While the tea ceremony was being performed, a couple of women started playing traditional songs on a traditional Japanese stringed instrument called the Koto. Very soft and soothing, the music gave an ambience of a world gone by.
This male Japanese dance performance is a form called Noh. It brings together instruments and elements of song. When the curtains came up, I was a little thrown back. There was a lot going on with that costume and his mask is reminiscent of some of my most vivid nightmares. But once he got going, I started to appreciate the valor and confidence of the art form.
There were other performance as well that added to the show. They had a traditional flower arranging presentation. Some actors also came out and performed a traditional play usually only performed for royalty. Hundreds of years later, people of all tax brackets can enjoy it. But the finale performed by some Geisha girls, was what I was waiting for. Unusual at first, I found the choreography very intriguing. The fluidity and style went well together. Sometimes they mirrored each other. Other times they repeated choreography to represent a form of a chorus.

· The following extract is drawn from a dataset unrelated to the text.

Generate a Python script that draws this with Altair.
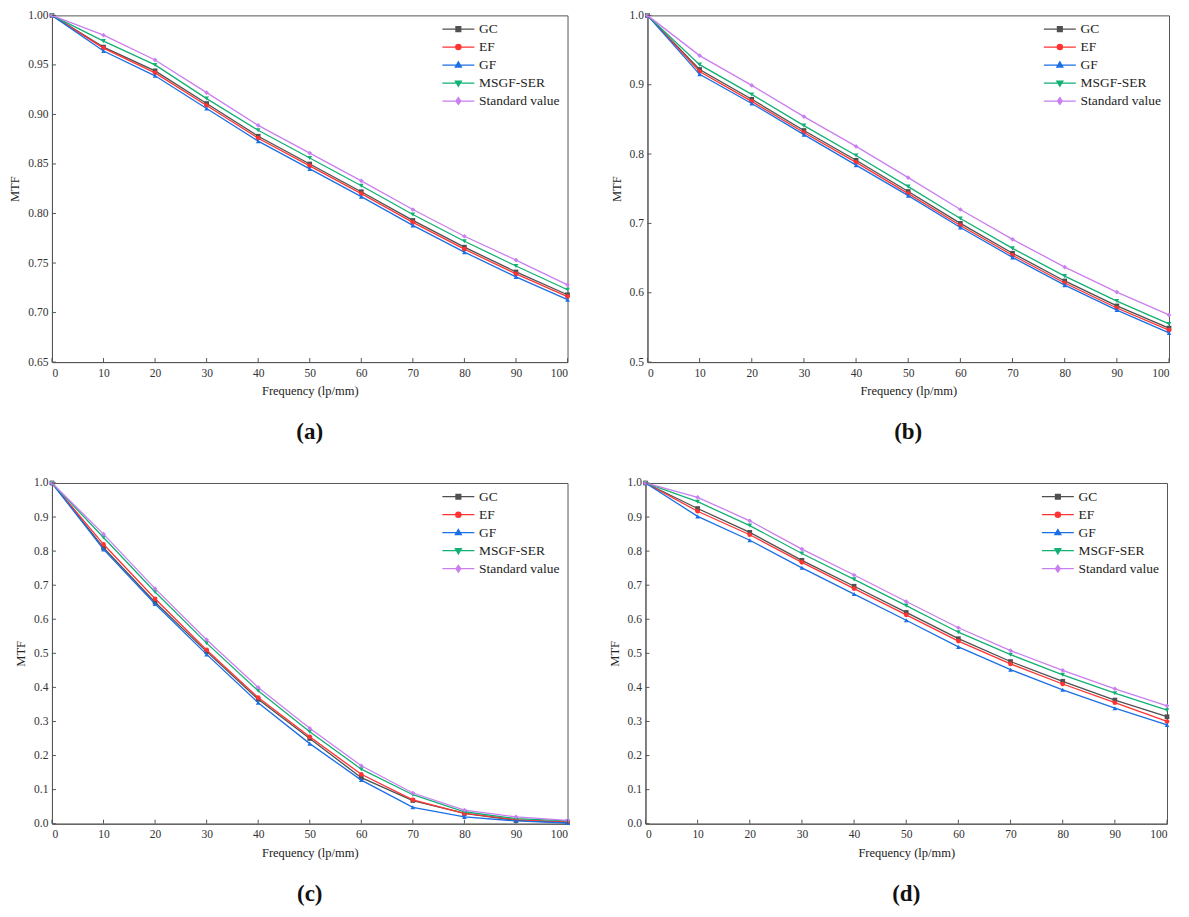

Leaving the performance, I thought it would've been amazing if I got to see the Geisha do their element traditionally. But I'm not a rich business man so I have to settle. What I did see gave me enough of a glimpse of a world so set on tradition and culture. With the city filled with beautiful temples I was honored enough to visit, the performances was an excellent icing on the cake. If you get to visit Japan, make sure you drop by Kyoto.